# makokibatan lake, ont



## rippper (Aug 26, 2007)

Heading up to makokibatan the last week of july. any tips on where to target large pike that time of year. Also, how difficult to navigate the rapids to get to decent brook trout. thx in advance.


----------



## cdacker (Jan 10, 2011)

Can't speak for the pike, but you'll likely need a guide to find and get you to trout that late in the summer. They migrate to cooler water and areas of higher oxygen content after about mid June, depending upon the year. And unless you have experience navigating rapids, a guide will be required to get you to those spots.


----------



## rippper (Aug 26, 2007)

cdacker said:


> Can't speak for the pike, but you'll likely need a guide to find and get you to trout that late in the summer. They migrate to cooler water and areas of higher oxygen content after about mid June, depending upon the year. And unless you have experience navigating rapids, a guide will be required to get you to those spots.

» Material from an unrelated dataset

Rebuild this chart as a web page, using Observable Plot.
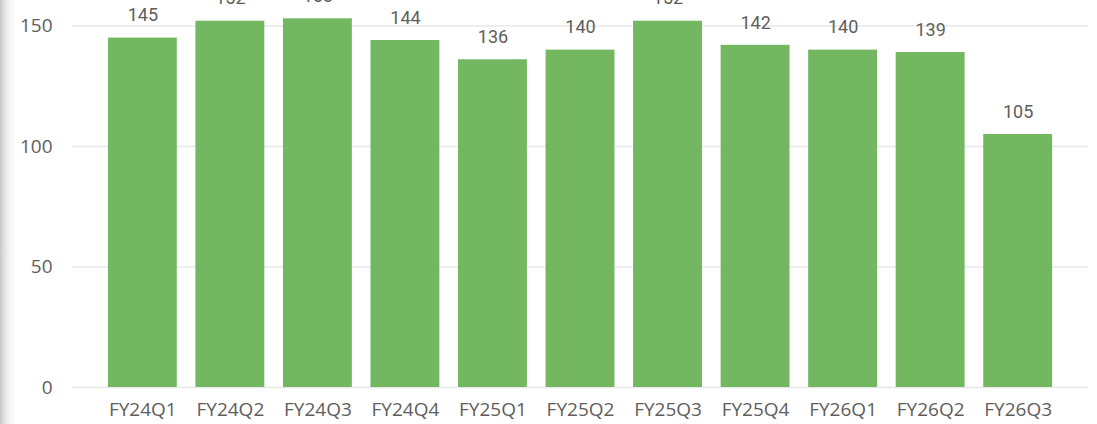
<!DOCTYPE html>
<html>
<head>
<meta charset="utf-8">
<script src="https://cdn.jsdelivr.net/npm/d3@7"></script>
<script src="https://cdn.jsdelivr.net/npm/@observablehq/plot@0.6"></script>
<style>
  html, body { margin: 0; padding: 0; background: #fff; overflow: hidden; }
  #wrap { position: relative; width: 1097px; height: 424px; }
  #shade {
    position: absolute; left: 0; top: 0; width: 16px; height: 424px;
    background: linear-gradient(to right, #c6c6c8 0px, #dcdcde 3px, #ededee 7px, #f8f8f8 11px, #ffffff 16px);
    pointer-events: none;
  }
</style>
</head>
<body>
<div id="wrap"><div id="shade"></div></div>
<script>
// Quarterly totals
const quarters = ["FY24Q1", "FY24Q2", "FY24Q3", "FY24Q4", "FY25Q1", "FY25Q2", "FY25Q3", "FY25Q4", "FY26Q1", "FY26Q2", "FY26Q3"];
const values = [145, 152, 153, 144, 136, 140, 152, 142, 140, 139, 105];
const yTicks = [0, 50, 100, 150];

const data = quarters.map((q, i) => ({quarter: q, value: values[i]}));

const axisColor = "#605E5C";
const barColor = "#73B761";
const gridColor = "#E8E8E8";

const chart = Plot.plot({
  width: 1097,
  height: 424,
  marginTop: 0,
  marginBottom: 37,
  marginLeft: 72,
  marginRight: 9,
  style: {background: "transparent", overflow: "visible"},
  x: {domain: quarters, paddingInner: 0.213, paddingOuter: 0.41, round: false, label: null},
  y: {domain: [0, 160.6], label: null},
  marks: [
    Plot.ruleY(yTicks, {stroke: gridColor, strokeWidth: 1.6}),
    Plot.barY(data, {x: "quarter", y: "value", fill: barColor}),
    Plot.text(data, {
      x: "quarter", y: "value", text: d => String(d.value),
      dy: -22.5, lineAnchor: "middle",
      fill: axisColor, fontSize: 18,
      fontFamily: "Roboto, 'DejaVu Sans Condensed', sans-serif"
    }),
    Plot.axisX({
      tickSize: 0, tickPadding: 15, label: null,
      fill: axisColor, fontSize: 19,
      fontFamily: "'Segoe UI', 'Open Sans', sans-serif"
    }),
    Plot.axisY({
      ticks: yTicks, tickSize: 0, tickPadding: 20, label: null,
      fill: axisColor, fontSize: 19,
      fontFamily: "'Segoe UI', 'Open Sans', sans-serif"
    })
  ]
});

document.getElementById("wrap").prepend(chart);
</script>
</body>
</html>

Thx for the reply, staying with brace lake in the "little lake." As of now, they didnt have any guides. If you have any info you could share please message me. ..... thx


----------



## cdacker (Jan 10, 2011)

rippper said:


> Thx for the reply, staying with brace lake in the "little lake." As of now, they didnt have any guides. If you have any info you could share please message me. ..... thx


That looks like a great location. Closest I've been to Makokibatan is Washi, so I don't have any good intel to offer on it. I am familiar with the river though .... I've navigated it from about halfway in between Washi and Makokibatan down to Kagiami falls below Teabeau Lake. Trout are there, and large, but finding them in late July could be tough. They will likely be in and around rapids .... but probably a few sets down from Makok (I could be wrong of course). Walleye throughout the system are above average size, chunky and strong. My last trip to Teabeau my son caught a 31" walleye, and we caught several others above 25". Never really targeted pike too aggressively, but but they are throughout the system and can reach pretty hefty proportions also. Good luck! You'll love it up there.


----------